Flax purred and nuzzled against her, and when Cam stroked her head, the big cat pressed her face into Cam’s palm.
Rander Borley, the dead man who’d lived and worked here, had had quite the view of Mount Stark. The tower capped off one wing of the Mayor’s residence, which could only have been described as a castle, and looked out and down on the snow-covered roofs of the city stretching away below. Cam followed them, structure after structure, until everything brought up short at the massive city wall. That was a good word to describe Mount Stark as a whole: fortress.
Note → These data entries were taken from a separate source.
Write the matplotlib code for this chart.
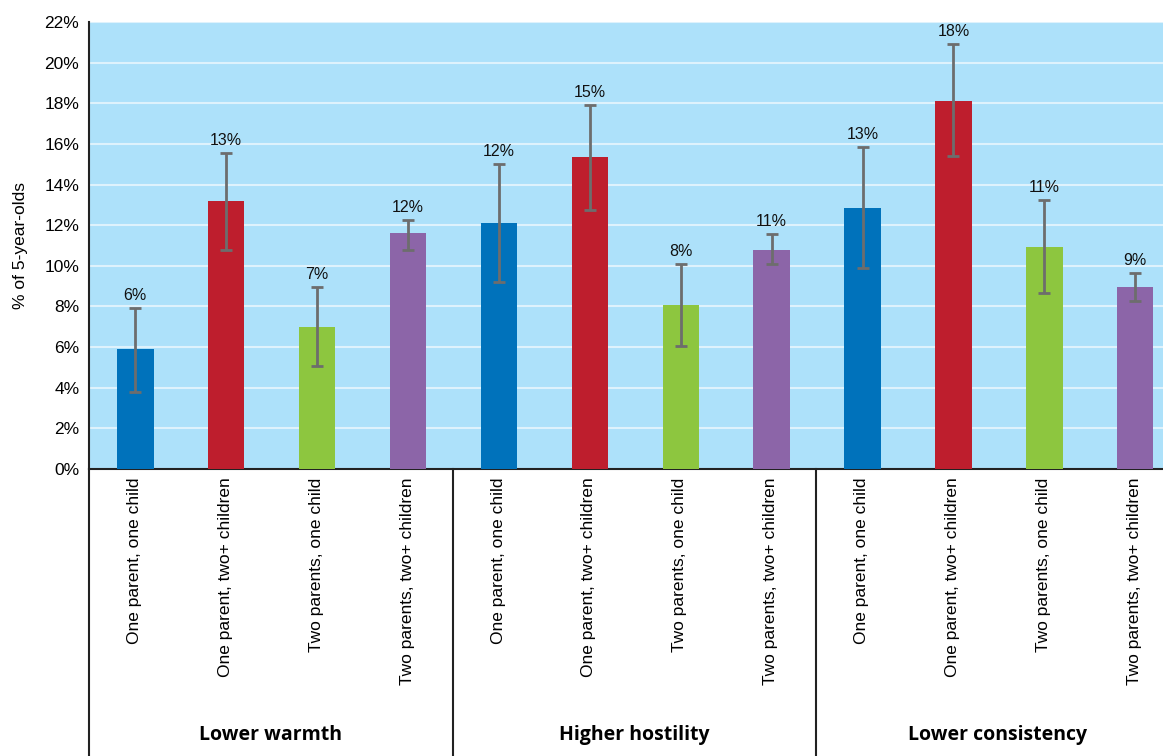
import matplotlib
matplotlib.use('Agg')
import matplotlib.pyplot as plt
import matplotlib.transforms as mtrans
import numpy as np

plt.rcParams['font.family'] = ['Liberation Sans', 'DejaVu Sans']

groups = ['Lower warmth', 'Higher hostility', 'Lower consistency']
categories = ['One parent, one child', 'One parent, two+ children',
              'Two parents, one child', 'Two parents, two+ children']
values = [5.9, 13.2, 7.0, 11.6,
          12.1, 15.35, 8.05, 10.8,
          12.85, 18.1, 10.95, 8.95]
err_low = [3.8, 10.8, 5.05, 10.8,
           9.2, 12.75, 6.05, 10.1,
           9.9, 15.4, 8.65, 8.25]
err_high = [7.9, 15.55, 8.95, 12.25,
            15.0, 17.9, 10.1, 11.55,
            15.85, 20.9, 13.25, 9.65]
labels = ['6%', '13%', '7%', '12%',
          '12%', '15%', '8%', '11%',
          '13%', '18%', '11%', '9%']
colors = ['#0072bb', '#be1e2d', '#8dc63f', '#8c65a8']

fig = plt.figure(figsize=(11.63, 7.56), dpi=100)
ax = fig.add_axes([89/1163, (756-469)/756, 1 - 89/1163, (469-22)/756])
ax.set_facecolor('#ade1fa')

x = np.arange(len(values))
bar_colors = [colors[i % 4] for i in range(len(values))]
ax.bar(x + 0.01, values, width=0.4, color=bar_colors, zorder=3)
yerr = [np.array(values) - np.array(err_low), np.array(err_high) - np.array(values)]
ax.errorbar(x + 0.01, values, yerr=yerr, fmt='none', ecolor='#6d6d6d',
            elinewidth=2, capsize=4.5, capthick=2, zorder=4)
for xi, top, lab in zip(x, err_high, labels):
    ax.text(xi + 0.01, top + 0.25, lab, ha='center', va='bottom', fontsize=11.5,
            color='#111111', zorder=5)

ax.set_xlim(-0.5, (1163 - 89) / 90.9 - 0.5)
ax.set_ylim(0, 22)
ax.set_yticks(np.arange(0, 23, 2))
ax.set_yticklabels([f'{v}%' for v in range(0, 23, 2)], fontsize=12.5)
ax.yaxis.grid(True, color='white', alpha=0.6, lw=1.5, zorder=1)
ax.set_axisbelow(True)
ax.tick_params(axis='y', length=0, pad=7)
ax.set_xticks(x)
ax.set_xticklabels(categories * 3, rotation=90, fontsize=12.5)
ax.tick_params(axis='x', length=0, pad=6)
ax.set_ylabel('% of 5-year-olds', fontsize=12.5, labelpad=12)

for s in ['top', 'right']:
    ax.spines[s].set_visible(False)
ax.spines['left'].set_color('#222222')
ax.spines['bottom'].set_color('#222222')
ax.spines['left'].set_linewidth(1.5)
ax.spines['bottom'].set_linewidth(1.5)

trans = mtrans.blended_transform_factory(ax.transData, ax.transAxes)
bottom_frac = -(756 - 469) / 447
for sep in [-0.5, 3.5, 7.5]:
    ax.plot([sep, sep], [0, bottom_frac - 0.01], color='#222222', lw=1.5,
            transform=trans, clip_on=False)
for gi, g in enumerate(groups):
    ax.text(gi * 4 + 1.5, -(735 - 469) / 447, g, transform=trans, ha='center', va='center',
            fontsize=14, fontweight='bold', family=['Open Sans', 'DejaVu Sans'])

fig.savefig('out.png', dpi=100)
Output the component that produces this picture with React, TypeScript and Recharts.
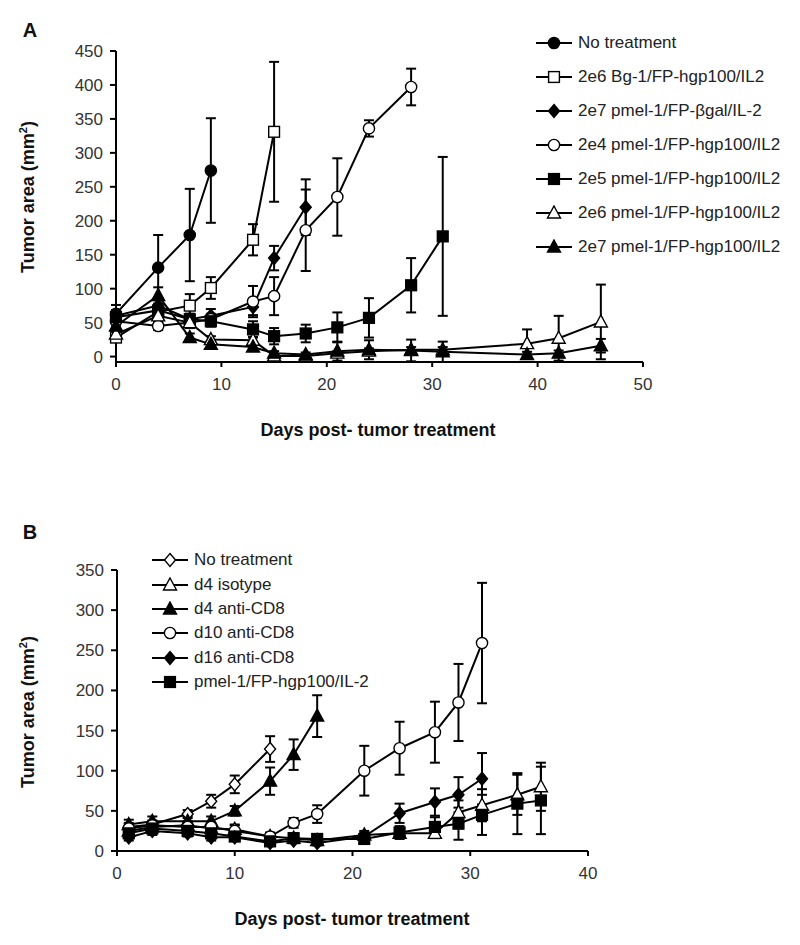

Cam picked Flax up in her arms—something the blood lynxes occasionally tolerated—and scratched her chin as she drifted over to the second window. Unlike the first one, this window did not give her an awe-inspiring view, but rather showed her another tower, twin to the one in which they all stood. Wind howled outside and the snow thickened, but she could still see the other tower clearly enough to gauge its distance from Borley’s top-floor flat. A gap of ten meters separated the two.
Something Captain Porter said caught her attention, and she set Flax down on the floor and rejoined her teammates, who stood clustered near the room’s cold, empty fireplace.
“That’s what I was sayin’ earlier,” Porter went on. “There ain’t no ledges or nothin’ on the outside of the tower. So, yeah, somebody could’ve got in through one o’ the windows, but if they had, we would’ve found marks from the climbing equipment. And every bit o’ that stone is smooth as silk.”
Percy went to one of the windows, popped the clasp free, and tilted it outward in its frame. “Well, fuck,” he said softly.
Raoul joined Percy at the window, and closed it again as a frigid blast from outside blew snow and bits of ice into the flat. Raoul appeared as if he were about to say something, but Percy beat him to it. “Could some fucker have jumped across? From that other tower, I mean.”
Porter made a sound sort of like a chuckle. “Ain’t nobody doin’ that. For one thing, there ain’t room on the other tower’s roof to get a runnin’ start. For another, even if you had a runnin’ start, ain’t nobody strong enough or fast enough to make that kind o’ jump.”
From the apartment’s doorway, Nysska Stonegate said, “A sethyd could do it,” and Cam’s knees buckled and collapsed underneath her.